━━━ GIVEN RECORDS
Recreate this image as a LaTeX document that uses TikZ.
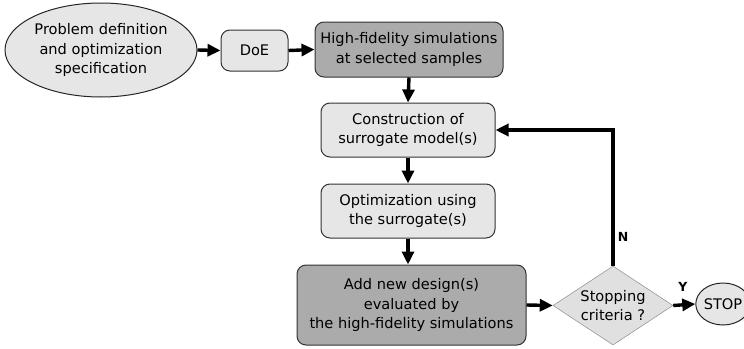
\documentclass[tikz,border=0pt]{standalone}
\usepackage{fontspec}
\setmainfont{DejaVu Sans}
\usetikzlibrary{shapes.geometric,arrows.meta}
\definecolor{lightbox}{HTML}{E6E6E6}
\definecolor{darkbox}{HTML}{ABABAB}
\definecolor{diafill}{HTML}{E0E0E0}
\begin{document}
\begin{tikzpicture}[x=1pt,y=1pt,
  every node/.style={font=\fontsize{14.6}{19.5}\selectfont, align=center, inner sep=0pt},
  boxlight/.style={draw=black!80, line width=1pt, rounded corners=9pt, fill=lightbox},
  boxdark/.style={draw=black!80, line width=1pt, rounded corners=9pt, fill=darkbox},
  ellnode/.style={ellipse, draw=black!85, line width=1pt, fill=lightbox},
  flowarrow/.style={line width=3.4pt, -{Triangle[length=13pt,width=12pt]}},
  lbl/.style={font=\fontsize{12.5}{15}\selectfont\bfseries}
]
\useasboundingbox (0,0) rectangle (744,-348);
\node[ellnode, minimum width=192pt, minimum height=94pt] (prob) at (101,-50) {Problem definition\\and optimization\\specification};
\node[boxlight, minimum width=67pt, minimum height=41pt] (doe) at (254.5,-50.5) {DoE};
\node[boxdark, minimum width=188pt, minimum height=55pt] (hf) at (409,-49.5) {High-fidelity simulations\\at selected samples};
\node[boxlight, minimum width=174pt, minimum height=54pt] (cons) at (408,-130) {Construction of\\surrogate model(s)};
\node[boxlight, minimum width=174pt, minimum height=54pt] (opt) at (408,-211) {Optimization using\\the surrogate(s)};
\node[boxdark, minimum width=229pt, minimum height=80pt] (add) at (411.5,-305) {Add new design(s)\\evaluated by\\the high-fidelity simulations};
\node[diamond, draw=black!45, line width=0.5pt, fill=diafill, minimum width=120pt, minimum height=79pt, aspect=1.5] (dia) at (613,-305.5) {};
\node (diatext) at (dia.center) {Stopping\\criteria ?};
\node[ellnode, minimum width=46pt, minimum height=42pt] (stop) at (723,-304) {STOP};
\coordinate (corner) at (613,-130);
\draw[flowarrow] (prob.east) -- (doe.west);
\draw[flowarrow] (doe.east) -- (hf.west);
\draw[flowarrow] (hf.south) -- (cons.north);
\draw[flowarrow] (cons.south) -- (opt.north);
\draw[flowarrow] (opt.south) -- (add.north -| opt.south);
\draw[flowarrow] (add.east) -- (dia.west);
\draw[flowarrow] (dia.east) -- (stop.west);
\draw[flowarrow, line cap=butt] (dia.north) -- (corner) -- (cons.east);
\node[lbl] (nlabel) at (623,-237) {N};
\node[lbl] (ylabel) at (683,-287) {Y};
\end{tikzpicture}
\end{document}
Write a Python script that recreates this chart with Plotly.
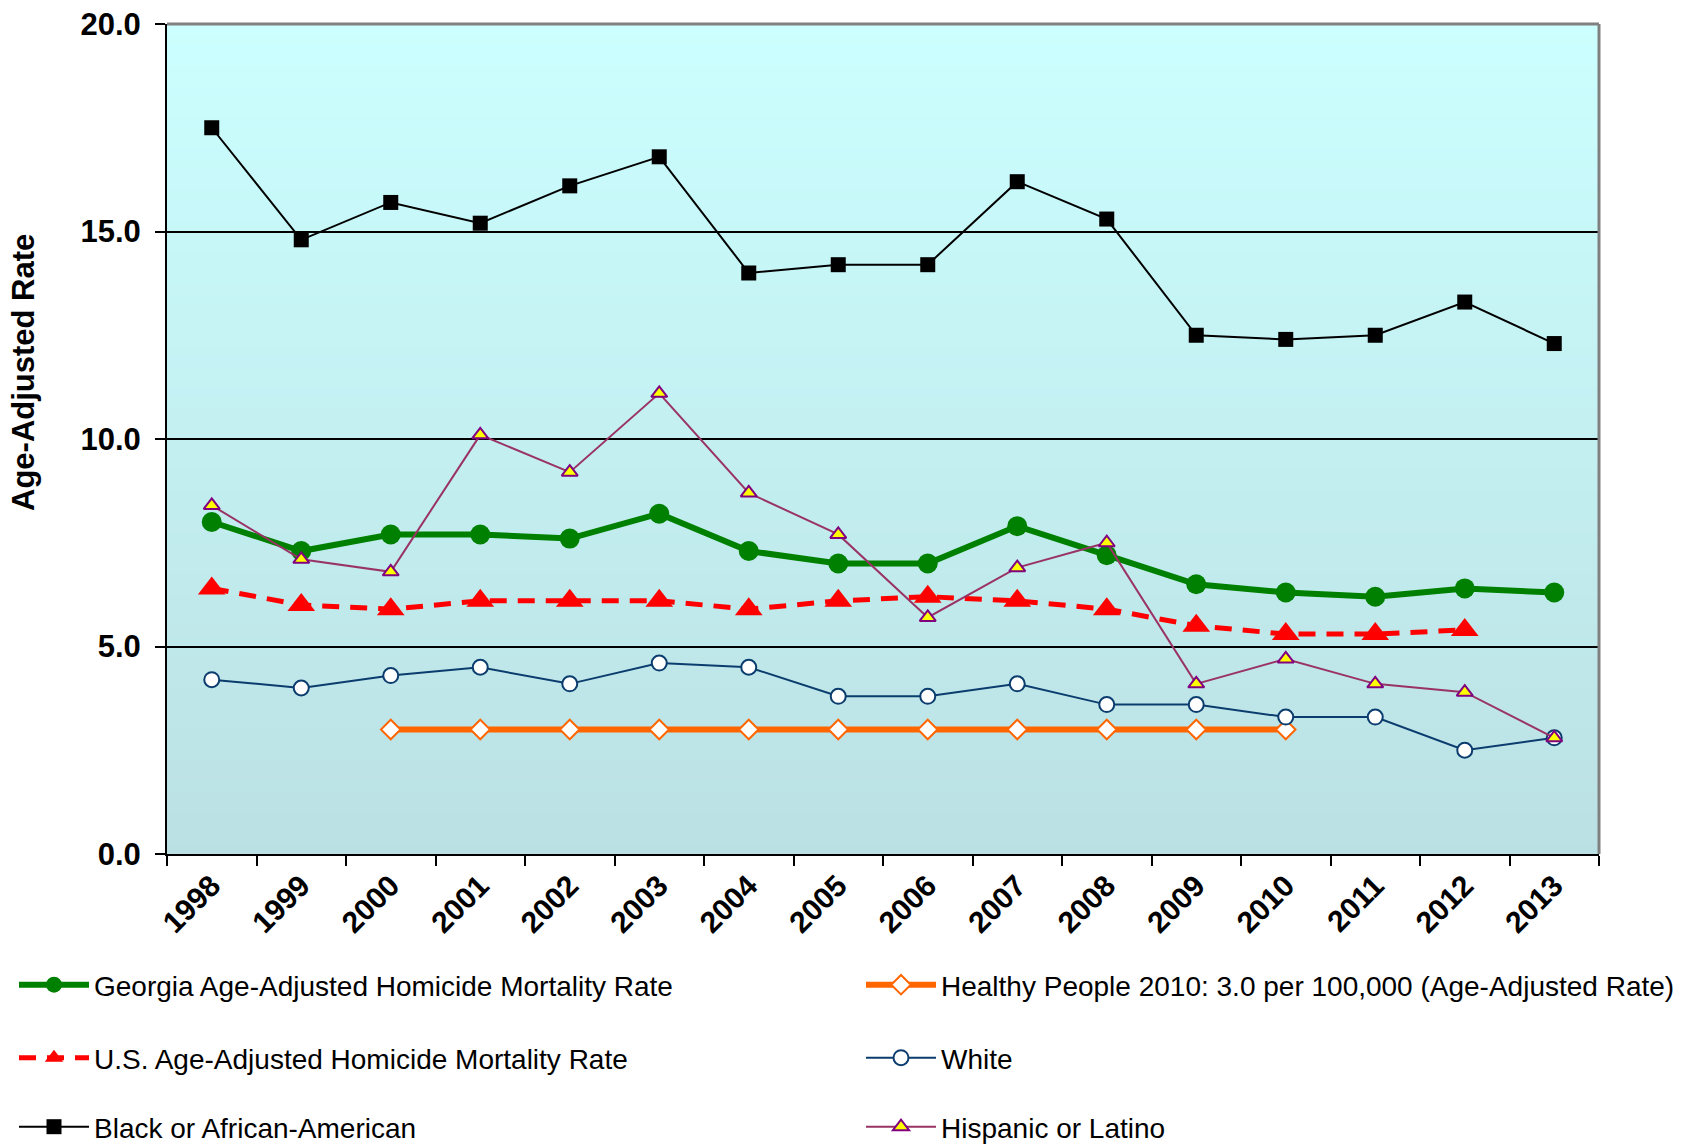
━━━━━━
━━━ GIVEN RECORDS
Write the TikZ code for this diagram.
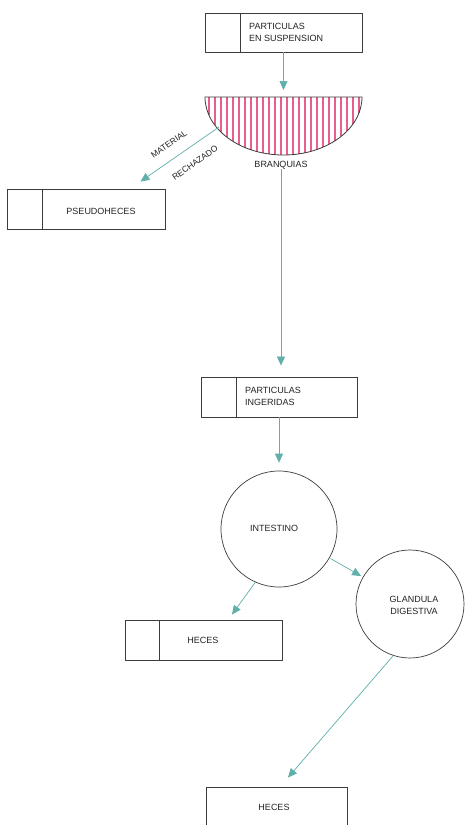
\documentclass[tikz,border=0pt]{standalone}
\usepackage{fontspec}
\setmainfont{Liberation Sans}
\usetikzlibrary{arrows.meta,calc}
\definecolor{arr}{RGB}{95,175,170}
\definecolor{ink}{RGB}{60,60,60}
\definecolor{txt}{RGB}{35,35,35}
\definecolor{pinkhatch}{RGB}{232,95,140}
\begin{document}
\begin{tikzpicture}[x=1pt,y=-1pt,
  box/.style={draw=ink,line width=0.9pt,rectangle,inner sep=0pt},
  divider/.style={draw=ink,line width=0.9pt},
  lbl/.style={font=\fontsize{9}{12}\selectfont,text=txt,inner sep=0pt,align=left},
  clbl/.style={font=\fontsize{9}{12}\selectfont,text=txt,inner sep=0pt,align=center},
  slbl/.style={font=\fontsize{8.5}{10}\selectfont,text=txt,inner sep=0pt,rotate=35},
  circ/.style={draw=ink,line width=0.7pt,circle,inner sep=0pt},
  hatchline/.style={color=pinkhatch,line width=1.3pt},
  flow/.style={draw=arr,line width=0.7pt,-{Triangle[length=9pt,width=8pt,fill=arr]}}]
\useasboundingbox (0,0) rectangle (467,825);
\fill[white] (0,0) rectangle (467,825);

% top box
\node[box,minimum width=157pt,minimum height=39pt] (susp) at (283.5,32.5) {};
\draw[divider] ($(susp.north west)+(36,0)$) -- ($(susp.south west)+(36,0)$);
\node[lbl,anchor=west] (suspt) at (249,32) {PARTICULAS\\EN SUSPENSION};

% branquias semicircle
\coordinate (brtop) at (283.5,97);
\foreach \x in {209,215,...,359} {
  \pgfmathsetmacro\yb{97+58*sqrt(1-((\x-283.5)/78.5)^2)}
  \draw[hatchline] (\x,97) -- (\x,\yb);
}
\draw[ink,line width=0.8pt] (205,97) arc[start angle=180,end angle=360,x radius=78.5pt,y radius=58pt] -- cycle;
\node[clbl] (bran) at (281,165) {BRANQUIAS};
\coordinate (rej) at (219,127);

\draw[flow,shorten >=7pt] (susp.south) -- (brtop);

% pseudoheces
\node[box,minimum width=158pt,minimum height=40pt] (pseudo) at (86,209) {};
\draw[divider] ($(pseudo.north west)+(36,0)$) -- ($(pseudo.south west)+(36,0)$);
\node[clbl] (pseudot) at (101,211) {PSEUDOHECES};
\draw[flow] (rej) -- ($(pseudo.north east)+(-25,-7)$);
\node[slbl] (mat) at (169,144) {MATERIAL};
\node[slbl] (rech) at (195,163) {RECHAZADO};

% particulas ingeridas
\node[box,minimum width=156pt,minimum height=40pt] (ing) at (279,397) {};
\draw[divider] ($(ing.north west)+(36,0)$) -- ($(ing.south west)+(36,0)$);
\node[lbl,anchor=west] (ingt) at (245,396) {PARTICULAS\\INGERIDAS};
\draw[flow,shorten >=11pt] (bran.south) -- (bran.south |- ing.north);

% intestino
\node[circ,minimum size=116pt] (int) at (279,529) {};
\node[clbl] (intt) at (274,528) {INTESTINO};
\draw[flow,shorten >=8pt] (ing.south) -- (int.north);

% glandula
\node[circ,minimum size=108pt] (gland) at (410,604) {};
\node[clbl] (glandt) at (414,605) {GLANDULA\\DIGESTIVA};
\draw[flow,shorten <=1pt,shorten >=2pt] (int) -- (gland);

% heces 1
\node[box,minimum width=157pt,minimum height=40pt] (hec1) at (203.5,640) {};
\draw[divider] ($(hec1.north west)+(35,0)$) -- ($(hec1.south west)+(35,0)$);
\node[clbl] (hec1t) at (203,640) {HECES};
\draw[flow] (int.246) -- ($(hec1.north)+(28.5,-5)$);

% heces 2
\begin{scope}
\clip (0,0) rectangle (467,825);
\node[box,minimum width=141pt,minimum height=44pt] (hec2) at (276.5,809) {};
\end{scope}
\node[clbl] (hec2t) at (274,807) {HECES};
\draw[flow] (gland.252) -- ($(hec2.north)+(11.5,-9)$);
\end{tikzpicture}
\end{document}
━━━━━━
• GIVEN EXERCISE: Using the listing above, repeat word for word each line from the one with "Write the TikZ code for this diagram." down to the one with "(rech) at (195,163)", both included. Omit all pictures.

• RESPONSE FOR THIS EXERCISE:
Write the TikZ code for this diagram.
\documentclass[tikz,border=0pt]{standalone}
\usepackage{fontspec}
\setmainfont{Liberation Sans}
\usetikzlibrary{arrows.meta,calc}
\definecolor{arr}{RGB}{95,175,170}
\definecolor{ink}{RGB}{60,60,60}
\definecolor{txt}{RGB}{35,35,35}
\definecolor{pinkhatch}{RGB}{232,95,140}
\begin{document}
\begin{tikzpicture}[x=1pt,y=-1pt,
  box/.style={draw=ink,line width=0.9pt,rectangle,inner sep=0pt},
  divider/.style={draw=ink,line width=0.9pt},
  lbl/.style={font=\fontsize{9}{12}\selectfont,text=txt,inner sep=0pt,align=left},
  clbl/.style={font=\fontsize{9}{12}\selectfont,text=txt,inner sep=0pt,align=center},
  slbl/.style={font=\fontsize{8.5}{10}\selectfont,text=txt,inner sep=0pt,rotate=35},
  circ/.style={draw=ink,line width=0.7pt,circle,inner sep=0pt},
  hatchline/.style={color=pinkhatch,line width=1.3pt},
  flow/.style={draw=arr,line width=0.7pt,-{Triangle[length=9pt,width=8pt,fill=arr]}}]
\useasboundingbox (0,0) rectangle (467,825);
\fill[white] (0,0) rectangle (467,825);

% top box
\node[box,minimum width=157pt,minimum height=39pt] (susp) at (283.5,32.5) {};
\draw[divider] ($(susp.north west)+(36,0)$) -- ($(susp.south west)+(36,0)$);
\node[lbl,anchor=west] (suspt) at (249,32) {PARTICULAS\\EN SUSPENSION};

% branquias semicircle
\coordinate (brtop) at (283.5,97);
\foreach \x in {209,215,...,359} {
  \pgfmathsetmacro\yb{97+58*sqrt(1-((\x-283.5)/78.5)^2)}
  \draw[hatchline] (\x,97) -- (\x,\yb);
}
\draw[ink,line width=0.8pt] (205,97) arc[start angle=180,end angle=360,x radius=78.5pt,y radius=58pt] -- cycle;
\node[clbl] (bran) at (281,165) {BRANQUIAS};
\coordinate (rej) at (219,127);

\draw[flow,shorten >=7pt] (susp.south) -- (brtop);

% pseudoheces
\node[box,minimum width=158pt,minimum height=40pt] (pseudo) at (86,209) {};
\draw[divider] ($(pseudo.north west)+(36,0)$) -- ($(pseudo.south west)+(36,0)$);
\node[clbl] (pseudot) at (101,211) {PSEUDOHECES};
\draw[flow] (rej) -- ($(pseudo.north east)+(-25,-7)$);
\node[slbl] (mat) at (169,144) {MATERIAL};
\node[slbl] (rech) at (195,163) {RECHAZADO};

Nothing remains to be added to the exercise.